* GOAL *
Your task is to write out only the lines running from the line with "Reproduce this chart with matplotlib." to the line with "r_out, r_in = 238, 118", both ends kept, with no images.

== MATERIAL PROVIDED

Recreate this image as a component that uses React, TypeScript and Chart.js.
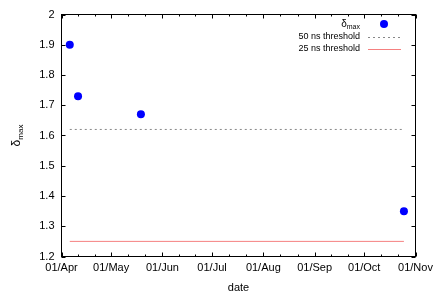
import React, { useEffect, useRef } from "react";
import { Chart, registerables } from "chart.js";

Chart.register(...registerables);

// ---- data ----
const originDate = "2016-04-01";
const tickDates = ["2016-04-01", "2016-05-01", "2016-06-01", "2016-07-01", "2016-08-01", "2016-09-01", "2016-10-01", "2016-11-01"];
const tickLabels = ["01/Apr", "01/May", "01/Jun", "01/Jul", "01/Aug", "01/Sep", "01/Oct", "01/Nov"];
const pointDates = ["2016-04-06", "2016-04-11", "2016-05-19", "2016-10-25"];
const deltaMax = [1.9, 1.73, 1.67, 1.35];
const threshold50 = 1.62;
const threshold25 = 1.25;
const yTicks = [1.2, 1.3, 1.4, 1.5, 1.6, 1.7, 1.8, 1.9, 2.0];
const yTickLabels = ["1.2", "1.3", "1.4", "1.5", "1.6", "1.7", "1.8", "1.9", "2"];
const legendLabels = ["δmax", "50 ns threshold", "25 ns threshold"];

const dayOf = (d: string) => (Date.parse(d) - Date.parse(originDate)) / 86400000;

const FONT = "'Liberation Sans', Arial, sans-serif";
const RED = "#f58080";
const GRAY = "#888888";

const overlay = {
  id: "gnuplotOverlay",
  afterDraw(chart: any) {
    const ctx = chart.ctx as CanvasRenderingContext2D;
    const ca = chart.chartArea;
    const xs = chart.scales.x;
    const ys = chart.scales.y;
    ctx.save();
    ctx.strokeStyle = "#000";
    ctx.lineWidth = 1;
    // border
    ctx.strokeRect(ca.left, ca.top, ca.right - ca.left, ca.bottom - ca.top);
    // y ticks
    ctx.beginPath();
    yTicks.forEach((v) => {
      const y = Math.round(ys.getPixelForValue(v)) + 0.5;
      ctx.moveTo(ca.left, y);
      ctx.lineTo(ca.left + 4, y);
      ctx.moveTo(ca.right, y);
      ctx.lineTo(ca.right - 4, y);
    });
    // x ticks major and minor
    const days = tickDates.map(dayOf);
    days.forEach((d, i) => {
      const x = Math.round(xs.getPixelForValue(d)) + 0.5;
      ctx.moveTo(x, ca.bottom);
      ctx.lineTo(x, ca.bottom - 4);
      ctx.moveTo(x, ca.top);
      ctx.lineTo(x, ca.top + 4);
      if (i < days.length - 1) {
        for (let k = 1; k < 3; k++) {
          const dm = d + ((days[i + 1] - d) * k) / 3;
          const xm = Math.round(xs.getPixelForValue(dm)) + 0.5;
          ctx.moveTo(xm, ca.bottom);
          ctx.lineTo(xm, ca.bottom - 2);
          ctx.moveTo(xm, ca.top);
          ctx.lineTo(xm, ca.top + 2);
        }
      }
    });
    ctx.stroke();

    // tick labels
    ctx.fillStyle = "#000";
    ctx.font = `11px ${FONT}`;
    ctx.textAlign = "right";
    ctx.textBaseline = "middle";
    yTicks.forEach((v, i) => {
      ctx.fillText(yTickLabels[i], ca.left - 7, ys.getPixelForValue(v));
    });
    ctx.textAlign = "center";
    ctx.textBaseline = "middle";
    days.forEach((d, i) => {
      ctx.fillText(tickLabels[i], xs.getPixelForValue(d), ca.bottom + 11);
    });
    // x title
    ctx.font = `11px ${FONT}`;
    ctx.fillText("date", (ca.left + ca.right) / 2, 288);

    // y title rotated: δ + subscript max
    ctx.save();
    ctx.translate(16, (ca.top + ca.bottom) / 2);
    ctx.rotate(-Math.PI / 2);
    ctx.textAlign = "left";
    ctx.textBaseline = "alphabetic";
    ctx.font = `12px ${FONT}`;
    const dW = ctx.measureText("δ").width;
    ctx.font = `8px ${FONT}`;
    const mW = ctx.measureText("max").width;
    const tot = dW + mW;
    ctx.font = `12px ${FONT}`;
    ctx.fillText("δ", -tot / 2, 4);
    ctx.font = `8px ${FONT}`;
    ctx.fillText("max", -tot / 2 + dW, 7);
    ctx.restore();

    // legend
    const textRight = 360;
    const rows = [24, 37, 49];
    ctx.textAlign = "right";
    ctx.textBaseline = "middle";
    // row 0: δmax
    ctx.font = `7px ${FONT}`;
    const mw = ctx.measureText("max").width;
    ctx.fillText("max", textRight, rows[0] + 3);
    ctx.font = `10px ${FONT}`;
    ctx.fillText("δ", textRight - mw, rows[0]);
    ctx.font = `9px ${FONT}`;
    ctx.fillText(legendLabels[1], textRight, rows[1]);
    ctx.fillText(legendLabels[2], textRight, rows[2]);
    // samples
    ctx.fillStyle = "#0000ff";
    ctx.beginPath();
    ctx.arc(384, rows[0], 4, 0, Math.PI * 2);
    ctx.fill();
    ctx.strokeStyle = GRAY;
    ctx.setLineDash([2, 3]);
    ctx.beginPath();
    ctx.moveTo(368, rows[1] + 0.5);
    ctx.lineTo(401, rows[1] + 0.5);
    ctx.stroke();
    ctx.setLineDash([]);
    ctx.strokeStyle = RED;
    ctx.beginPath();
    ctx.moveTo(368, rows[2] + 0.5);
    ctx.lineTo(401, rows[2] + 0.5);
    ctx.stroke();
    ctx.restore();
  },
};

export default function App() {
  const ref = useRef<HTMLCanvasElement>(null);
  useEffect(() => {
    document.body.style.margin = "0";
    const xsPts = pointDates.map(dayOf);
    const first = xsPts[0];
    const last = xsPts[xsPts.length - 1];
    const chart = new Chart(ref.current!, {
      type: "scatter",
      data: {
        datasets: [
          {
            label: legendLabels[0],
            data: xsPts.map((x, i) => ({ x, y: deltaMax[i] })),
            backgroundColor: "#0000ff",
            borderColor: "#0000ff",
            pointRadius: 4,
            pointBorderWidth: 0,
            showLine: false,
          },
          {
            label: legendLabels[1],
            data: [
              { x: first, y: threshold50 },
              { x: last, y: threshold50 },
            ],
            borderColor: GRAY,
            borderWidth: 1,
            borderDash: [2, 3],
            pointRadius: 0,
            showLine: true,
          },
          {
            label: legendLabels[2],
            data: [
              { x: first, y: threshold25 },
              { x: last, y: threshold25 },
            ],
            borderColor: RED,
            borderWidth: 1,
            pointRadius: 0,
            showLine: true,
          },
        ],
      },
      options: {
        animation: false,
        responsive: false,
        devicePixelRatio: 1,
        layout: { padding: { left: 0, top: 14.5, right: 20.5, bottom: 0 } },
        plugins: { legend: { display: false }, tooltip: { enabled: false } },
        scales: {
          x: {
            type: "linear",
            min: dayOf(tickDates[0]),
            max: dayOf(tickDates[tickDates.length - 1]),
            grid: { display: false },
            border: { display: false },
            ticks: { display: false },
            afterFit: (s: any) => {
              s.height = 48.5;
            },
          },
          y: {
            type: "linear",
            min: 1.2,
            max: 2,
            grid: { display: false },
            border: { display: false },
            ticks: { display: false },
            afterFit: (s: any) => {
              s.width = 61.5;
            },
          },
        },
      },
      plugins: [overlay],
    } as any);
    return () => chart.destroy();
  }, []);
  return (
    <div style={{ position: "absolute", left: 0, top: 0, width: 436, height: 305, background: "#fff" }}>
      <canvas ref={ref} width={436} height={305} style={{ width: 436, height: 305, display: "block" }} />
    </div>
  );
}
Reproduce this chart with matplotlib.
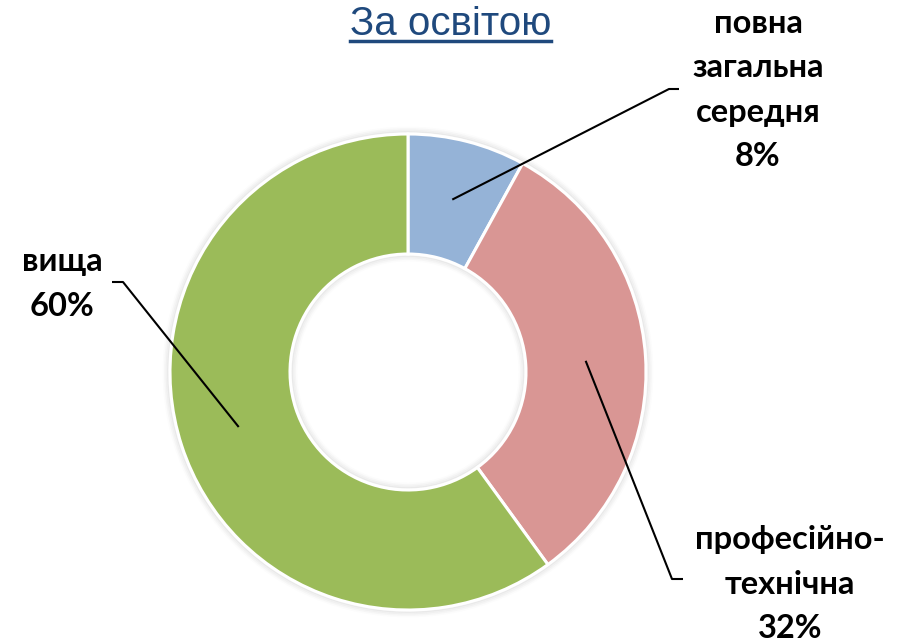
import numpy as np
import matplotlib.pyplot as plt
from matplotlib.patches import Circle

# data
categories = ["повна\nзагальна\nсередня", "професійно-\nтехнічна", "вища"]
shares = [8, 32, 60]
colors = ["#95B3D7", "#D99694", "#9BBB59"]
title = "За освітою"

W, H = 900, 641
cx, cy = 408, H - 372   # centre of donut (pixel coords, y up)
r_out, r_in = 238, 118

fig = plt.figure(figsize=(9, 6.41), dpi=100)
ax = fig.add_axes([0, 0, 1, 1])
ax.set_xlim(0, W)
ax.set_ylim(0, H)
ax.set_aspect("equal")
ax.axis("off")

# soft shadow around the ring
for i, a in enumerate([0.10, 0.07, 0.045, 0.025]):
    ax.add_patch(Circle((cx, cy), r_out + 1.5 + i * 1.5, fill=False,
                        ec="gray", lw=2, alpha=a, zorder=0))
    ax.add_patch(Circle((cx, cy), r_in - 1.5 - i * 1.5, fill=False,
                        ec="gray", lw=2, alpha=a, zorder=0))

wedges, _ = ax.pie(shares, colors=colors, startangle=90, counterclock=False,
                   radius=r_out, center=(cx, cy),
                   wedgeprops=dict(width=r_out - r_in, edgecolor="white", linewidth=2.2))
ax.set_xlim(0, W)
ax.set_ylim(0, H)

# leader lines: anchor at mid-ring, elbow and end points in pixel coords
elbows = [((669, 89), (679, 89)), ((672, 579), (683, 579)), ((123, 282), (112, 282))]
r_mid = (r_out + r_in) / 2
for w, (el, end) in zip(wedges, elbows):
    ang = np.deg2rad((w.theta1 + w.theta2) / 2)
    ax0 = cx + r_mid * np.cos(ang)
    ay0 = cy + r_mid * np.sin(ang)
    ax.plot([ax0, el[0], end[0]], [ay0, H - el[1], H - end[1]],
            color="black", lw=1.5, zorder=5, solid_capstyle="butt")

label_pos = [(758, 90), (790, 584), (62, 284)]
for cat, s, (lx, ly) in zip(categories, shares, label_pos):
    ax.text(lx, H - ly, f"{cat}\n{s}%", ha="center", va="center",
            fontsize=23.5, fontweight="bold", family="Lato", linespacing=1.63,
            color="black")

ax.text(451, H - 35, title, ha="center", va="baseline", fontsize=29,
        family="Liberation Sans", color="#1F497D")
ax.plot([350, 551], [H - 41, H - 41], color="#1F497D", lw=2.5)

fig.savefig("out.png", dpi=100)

====

* RESPONSE BELOW *
Reproduce this chart with matplotlib.
import numpy as np
import matplotlib.pyplot as plt
from matplotlib.patches import Circle

# data
categories = ["повна\nзагальна\nсередня", "професійно-\nтехнічна", "вища"]
shares = [8, 32, 60]
colors = ["#95B3D7", "#D99694", "#9BBB59"]
title = "За освітою"

W, H = 900, 641
cx, cy = 408, H - 372   # centre of donut (pixel coords, y up)
r_out, r_in = 238, 118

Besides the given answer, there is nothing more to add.